No
nos engañemos, las primarias en este país tienen bastante poca efectividad. Una
España donde la democracia ha sido envilecida por la corrupción y los partidos
políticos han derivado en colectivos donde cabe todo (y casi todos, capaces de
alternar su militancia en tal o cual partido según su proximidad al poder), ofrece
un escenario poco transparente para afrontar el espíritu democrático que
subyace en la elección directa de los candidatos a los cargos públicos que,
únicamente, deberían regir con dignidad la res pública.
La
idea yanqui es buena, muy buena, ofrecer a los ciudadanos la posibilidad no
solo de votar cada cuatro años a sus rectores sino también de participar en la
elección de éstos.
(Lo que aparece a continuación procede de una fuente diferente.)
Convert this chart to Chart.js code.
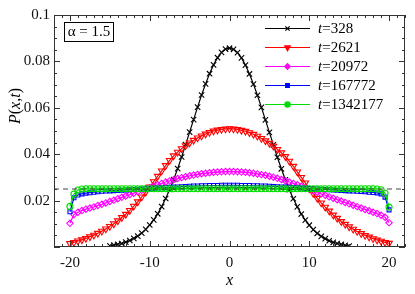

Sin embargo, la cultura estadounidense (tan despreciada en
este rincón europeo pero al mismo tiempo tan mimetizada) no ha arraigado en su
plenitud, tal vez porque recurrir a los afiliados a un determinado partido
político para tomar una decisión concreta solo deja abierta la puerta de acceso a quienes ya andan
convencidos en ideas e incluso identificados con personas.
Algunos
partidos han ido más allá y, ante el desencanto de la ciudadanía por la política en una
coyuntura de declive en factores mucho más preocupantes que la vivencia de una
situación económica de crisis, han querido abrir sus puertas a la sociedad,
esperanzados que el ocaso en ideas y principios individuales y sociales origine
un bálsamo nuevo que amortigüe el
desafecto del pueblo.
No
ha sido excesivamente exitosa la idea. Y ahí es donde el problema enquista el futuro
de todo un Estado que, condenado ya por las prácticas indecentes casi
generalizadas entre los encargados del desempeño de cargos públicos, sigue sin
encontrar la vía de esperanza que permita la regeneración de la política y lo
que resulta más importante, la recuperación de la confianza de un pueblo por
sus dirigentes.
Tal vez no es momento de parar a analizar cuándo decidieron los gestores de la res pública renunciar a facilitar el bien de sus ciudadanos, ni qué día la clase política cayó rendida en manos de las tesis de Maquiavelo (la política es la búsqueda de poder) para dejar en el olvido a Aristóteles (la política es la búsqueda del bien común).
Lo único importante para el futuro del país que heredarán nuestros hijos es recuperar la dignidad de toda una sociedad. Las primarias no han conseguido enganchar al pueblo pero la animadversión de la gente a la política puede tener en la aparición de una nueva generación de personas la más excelente perspectiva.
Coincidir casualmente con algunos jóvenes profesionales involucrados en el desarrollo de la política diaria de una forma cercana me hace albergar alguna esperanza en que puede que sí haya aspirantes a regentes políticos que luchan por desertar los valores maquiavélicos de sus objetivos. Para ello será necesario recuperar el sentido de bien público y quizás, por qué no, renunciar a la idea de la fidelidad a un partido político para abrir la vía de la elección a las listas abiertas de políticos. La cuestión es, ¿está preparada esta sociedad para ello?